NO TERMINAL GENTILEZA, UM TREINAMENTO DE CRISE E A LEMBRANÇA DO HOMEM QUE PREGAVA O AMOR
Forças de segurança simulam ação com reféns no local que carrega o nome de um dos maiores símbolos de paz e empatia do Rio de Janeiro
Na noite desta quinta-feira (05/06), o Terminal Gentileza, ponto estratégico de conexão urbana no coração do Rio de Janeiro, foi palco de uma simulação de alta complexidade. Policiais militares e civis, em parceria com o VLT Carioca, participaram de um exercício coordenado de resposta a situações de crise com reféns. A atividade, meticulosamente planejada, visou testar a integração entre as forças de segurança e o tempo de resposta em um ambiente real, marcado por intenso fluxo de passageiros.
A ação começou com uma tentativa simulada de assalto a uma loja no mezanino do terminal. O criminoso mantinha um funcionário como refém. O cerco foi estabelecido pelo BOPE, e a rendição do suspeito contou com a intervenção do Batalhão de Ações com Cães (BAC). Em seguida, agentes da Coordenadoria de Recursos Especiais (CORE) entraram em ação para neutralizar uma ameaça explosiva. Tudo ocorreu sem impacto nos serviços, com a operação funcionando em paralelo à rotina dos usuários.
Helicópteros, cães farejadores, atiradores de precisão e socorristas participaram da mobilização, que contou ainda com o apoio do Corpo de Bombeiros e da Guarda Municipal. A movimentação intensa contrastou com o cotidiano habitual do terminal, mas foi essencial para o mapeamento estratégico da área e aprimoramento da atuação em situações reais.
— O Rio de Janeiro está sempre na rota de grandes eventos e possíveis ameaças. É essencial que as forças de segurança estejam integradas e preparadas. Este exercício é parte de um esforço contínuo para garantir a resposta mais eficiente possível — explicou o delegado Jader Amaral, da Subsecretaria de Operações Integradas da Secretaria de Segurança Pública.
Para Sílvia Bressan, diretora do VLT Carioca, a simulação é um passo importante para consolidar a segurança do espaço.
— Diariamente, milhares de pessoas passam pelo Terminal Gentileza. Nosso dever é estarmos prontos para qualquer eventualidade. Essa integração com as forças policiais é fundamental — destacou.
Mas há algo além do treinamento em si. O nome do local onde tudo aconteceu remete à figura quase mítica de José Datrino, o Profeta Gentileza — homem que, após uma tragédia no Brasil nos anos 60, abandonou tudo para dedicar a vida à propagação de uma mensagem simples, mas poderosa: “Gentileza gera gentileza”.

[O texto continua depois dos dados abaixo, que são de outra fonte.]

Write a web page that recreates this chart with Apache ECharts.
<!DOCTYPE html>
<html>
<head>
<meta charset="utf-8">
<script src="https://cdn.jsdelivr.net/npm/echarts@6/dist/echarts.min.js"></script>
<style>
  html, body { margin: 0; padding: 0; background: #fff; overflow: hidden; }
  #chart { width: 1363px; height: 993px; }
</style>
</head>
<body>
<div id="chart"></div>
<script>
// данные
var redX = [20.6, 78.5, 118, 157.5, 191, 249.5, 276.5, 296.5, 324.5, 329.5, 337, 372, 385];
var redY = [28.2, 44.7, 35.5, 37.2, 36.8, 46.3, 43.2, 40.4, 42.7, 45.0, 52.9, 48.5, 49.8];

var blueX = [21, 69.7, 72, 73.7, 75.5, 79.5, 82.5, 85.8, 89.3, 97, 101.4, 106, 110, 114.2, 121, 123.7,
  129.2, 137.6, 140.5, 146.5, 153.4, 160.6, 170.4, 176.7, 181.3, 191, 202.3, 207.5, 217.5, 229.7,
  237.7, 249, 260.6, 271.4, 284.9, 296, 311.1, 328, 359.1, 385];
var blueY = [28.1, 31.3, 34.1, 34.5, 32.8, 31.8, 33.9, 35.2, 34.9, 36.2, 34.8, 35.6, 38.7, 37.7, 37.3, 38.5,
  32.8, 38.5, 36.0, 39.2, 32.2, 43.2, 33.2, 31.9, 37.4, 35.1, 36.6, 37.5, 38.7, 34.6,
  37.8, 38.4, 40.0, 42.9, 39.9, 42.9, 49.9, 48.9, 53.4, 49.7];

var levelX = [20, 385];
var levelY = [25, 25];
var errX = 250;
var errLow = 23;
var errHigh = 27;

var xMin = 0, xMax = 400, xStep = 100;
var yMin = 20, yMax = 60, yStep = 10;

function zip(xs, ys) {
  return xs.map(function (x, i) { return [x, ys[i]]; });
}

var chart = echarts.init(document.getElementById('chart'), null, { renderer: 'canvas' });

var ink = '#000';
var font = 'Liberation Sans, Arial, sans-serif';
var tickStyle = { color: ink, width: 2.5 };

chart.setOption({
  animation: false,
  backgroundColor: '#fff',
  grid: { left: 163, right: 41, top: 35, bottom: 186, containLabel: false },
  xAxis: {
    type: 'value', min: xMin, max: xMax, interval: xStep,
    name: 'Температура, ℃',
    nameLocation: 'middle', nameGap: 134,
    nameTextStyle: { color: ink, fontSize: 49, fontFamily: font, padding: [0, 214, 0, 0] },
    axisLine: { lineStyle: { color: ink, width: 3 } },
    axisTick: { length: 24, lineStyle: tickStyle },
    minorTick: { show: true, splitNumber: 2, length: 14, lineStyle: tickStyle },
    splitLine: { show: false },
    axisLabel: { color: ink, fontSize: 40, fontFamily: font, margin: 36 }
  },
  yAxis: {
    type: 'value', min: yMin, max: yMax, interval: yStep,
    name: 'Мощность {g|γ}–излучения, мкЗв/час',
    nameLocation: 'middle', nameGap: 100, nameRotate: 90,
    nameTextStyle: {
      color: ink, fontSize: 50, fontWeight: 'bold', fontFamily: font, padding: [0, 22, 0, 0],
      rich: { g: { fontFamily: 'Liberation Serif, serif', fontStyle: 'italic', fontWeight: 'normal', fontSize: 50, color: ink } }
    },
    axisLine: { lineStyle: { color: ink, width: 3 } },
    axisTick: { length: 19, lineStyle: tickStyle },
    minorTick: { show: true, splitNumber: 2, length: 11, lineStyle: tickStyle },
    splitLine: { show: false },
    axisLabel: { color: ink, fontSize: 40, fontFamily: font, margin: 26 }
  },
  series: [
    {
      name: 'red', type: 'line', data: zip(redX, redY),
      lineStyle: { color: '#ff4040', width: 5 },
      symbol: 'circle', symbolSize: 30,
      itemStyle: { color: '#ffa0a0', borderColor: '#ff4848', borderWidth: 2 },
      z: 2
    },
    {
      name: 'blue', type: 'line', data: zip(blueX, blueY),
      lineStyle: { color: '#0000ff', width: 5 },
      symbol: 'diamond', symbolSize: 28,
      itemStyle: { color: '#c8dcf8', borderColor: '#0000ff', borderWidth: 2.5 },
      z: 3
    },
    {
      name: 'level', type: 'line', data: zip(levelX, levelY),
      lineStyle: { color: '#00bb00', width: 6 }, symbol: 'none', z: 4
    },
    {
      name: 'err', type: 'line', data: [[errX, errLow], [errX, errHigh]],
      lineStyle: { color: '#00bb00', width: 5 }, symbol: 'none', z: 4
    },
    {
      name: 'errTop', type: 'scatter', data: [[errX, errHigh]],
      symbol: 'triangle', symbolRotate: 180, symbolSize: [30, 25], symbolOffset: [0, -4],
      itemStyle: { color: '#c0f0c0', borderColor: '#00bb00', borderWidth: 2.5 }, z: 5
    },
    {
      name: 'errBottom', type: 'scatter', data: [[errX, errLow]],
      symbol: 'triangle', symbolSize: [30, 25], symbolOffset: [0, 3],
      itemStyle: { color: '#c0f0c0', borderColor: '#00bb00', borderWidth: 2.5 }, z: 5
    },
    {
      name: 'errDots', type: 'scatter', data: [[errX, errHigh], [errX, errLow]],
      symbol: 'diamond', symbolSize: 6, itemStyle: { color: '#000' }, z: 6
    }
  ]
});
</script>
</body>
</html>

Datrino percorria as ruas do Rio vestindo túnicas e escrevendo suas mensagens em muros, viadutos e corações. Transformou a dor coletiva do incêndio do Gran Circus Norte-Americano — onde mais de 500 pessoas, a maioria crianças, perderam a vida — em uma missão pessoal de cura social. Pregava o amor, a solidariedade, a escuta e a empatia, contrapondo-se ao ódio e à pressa das cidades grandes.
Hoje, o Terminal Gentileza carrega seu nome, sua filosofia, sua memória. E é justamente ali que um treinamento com armas, helicópteros e ações táticas foi realizado. O contraste é inevitável — e necessário.
É nesse ponto que a reflexão se impõe: em um espaço nomeado em homenagem à paz e ao respeito, é possível pensar segurança como uma prática que não anula, mas incorpora a gentileza. A cidade moderna precisa de operações bem coordenadas, mas também de memória, humanidade e propósito.
E talvez seja isso que José Datrino gostaria de ver: que, mesmo nos treinamentos de crise, não se perca de vista a essência da sua mensagem — a de que, no fim, só o amor constrói.